Roy Osherove

View Original

System.Text.Encoding.Tip

I learned this the hard way, so you don't have to. This applies to anyone who is going to be using System.IO to read ANSI files that combine Hebrew And English mixed inside.

Now, when I attempted to do this, I used the StreamReader class, which is pretty simple to use:

StreamReader r = new StreamReader(myFile);

string MyText = r.ReadToEnd();

r.Close();

Ah! but there's one important caveat you'll notice when you try to MyText. The hebrew string inside will vanish without a trace, leaving you with a big heart attack...

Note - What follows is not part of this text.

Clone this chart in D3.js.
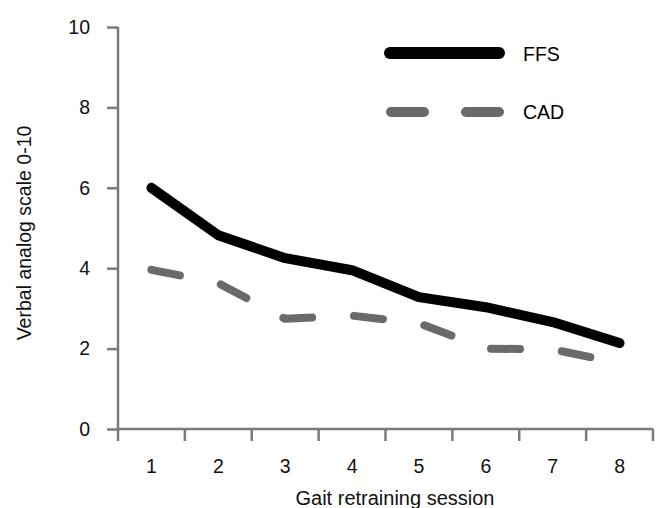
<!DOCTYPE html>
<html><head><meta charset="utf-8">
<script src="https://cdn.jsdelivr.net/npm/d3@7"></script>
<style>body{margin:0;background:#fff}svg{display:block;font-family:"Liberation Sans",Arial,sans-serif}</style>
</head><body><svg id="c" width="656" height="508"></svg>
<script>
const sessions = ["1","2","3","4","5","6","7","8"];
const ffs = [6.0, 4.82, 4.25, 3.95, 3.28, 3.03, 2.66, 2.14];
const cad = [3.96, 3.63, 2.74, 2.82, 2.63, 2.0, 1.98, 1.64];
const yTicks = [0, 2, 4, 6, 8, 10];
const seriesNames = ["FFS", "CAD"];

const svg = d3.select("#c");
const x = d3.scaleBand().domain(sessions).range([118, 653]);
const y = d3.scaleLinear().domain([0, 10]).range([429, 27]);
const axisColor = "#7a7a7a";
const fs = 19.5;

// y axis
const ya = svg.append("g").attr("transform", "translate(118,0)")
  .call(d3.axisLeft(y).tickValues(yTicks).tickSize(11).tickPadding(17).tickSizeOuter(0));
// x axis with ticks at band edges
const xa = svg.append("g").attr("transform", "translate(0,429)")
  .call(d3.axisBottom(x).tickSize(0).tickPadding(30));
xa.selectAll(".tick").append("line")
  .attr("x1", x.bandwidth()/2).attr("x2", x.bandwidth()/2)
  .attr("y1", 0).attr("y2", 12);
xa.append("line").attr("x1", 118).attr("x2", 118).attr("y1", 0).attr("y2", 12);
[ya, xa].forEach(g => {
  g.selectAll("path.domain").attr("stroke", axisColor).attr("stroke-width", 2.5);
  g.selectAll("line").attr("stroke", axisColor).attr("stroke-width", 2.5);
  g.selectAll("text").attr("font-size", fs).attr("fill", "#111")
    .attr("font-family", '"Liberation Sans",Arial,sans-serif');
});
ya.select("path.domain").attr("d", "M0,27V429");
xa.select("path.domain").attr("d", "M118,0H653");

const line = d3.line().x((d, i) => x(sessions[i]) + x.bandwidth()/2).y(d => y(d));

svg.append("path").datum(cad).attr("d", line).attr("fill", "none")
  .attr("stroke", "#6a6a6a").attr("stroke-width", 8)
  .attr("stroke-linecap", "round").attr("stroke-linejoin", "round")
  .attr("stroke-dasharray", "29,42");
svg.append("path").datum(ffs).attr("d", line).attr("fill", "none")
  .attr("stroke", "#000").attr("stroke-width", 10)
  .attr("stroke-linecap", "round").attr("stroke-linejoin", "round");

// legend
const leg = svg.append("g");
leg.append("line").attr("x1", 390).attr("x2", 499).attr("y1", 53).attr("y2", 53)
  .attr("stroke", "#000").attr("stroke-width", 12).attr("stroke-linecap", "round");
leg.append("line").attr("x1", 391).attr("x2", 499).attr("y1", 112).attr("y2", 112)
  .attr("stroke", "#6a6a6a").attr("stroke-width", 10).attr("stroke-linecap", "round")
  .attr("stroke-dasharray", "33,42");
leg.append("text").attr("x", 523).attr("y", 61).attr("font-size", fs).text(seriesNames[0]);
leg.append("text").attr("x", 523).attr("y", 119).attr("font-size", fs).text(seriesNames[1]);

// titles
svg.append("text").attr("x", 395).attr("y", 505).attr("text-anchor", "middle")
  .attr("font-size", 20).attr("fill", "#111").text("Gait retraining session");
svg.append("text").attr("transform", "translate(31,233) rotate(-90)").attr("text-anchor", "middle")
  .attr("font-size", fs).attr("fill", "#111").text("Verbal analog scale 0-10");
</script></body></html>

To fix this problem, you'll need to specify the encoding in which the file is formatted. This is done by specifying one of the Encoding Classes available through System.Text.Encoding.*  like so:

StreamReader r = new StreamReader(myFile,System.Text.Encoding.Default);

What I found is that passing any other encoding type does not work for these files , and either truncates the text or displays garbage.  Since Encoding.Default automatically gets the encoding with the same codepage used by your system it saves you from the trouble of trying to figure this stuff out. I have no borderline cases to check against, but it seems to work perfectly for me.

Conclusion: when  reading an ANSI file, or if you're having problem reading any text file format, first try to read it by passing in Encoding.Default, and only then all the other types.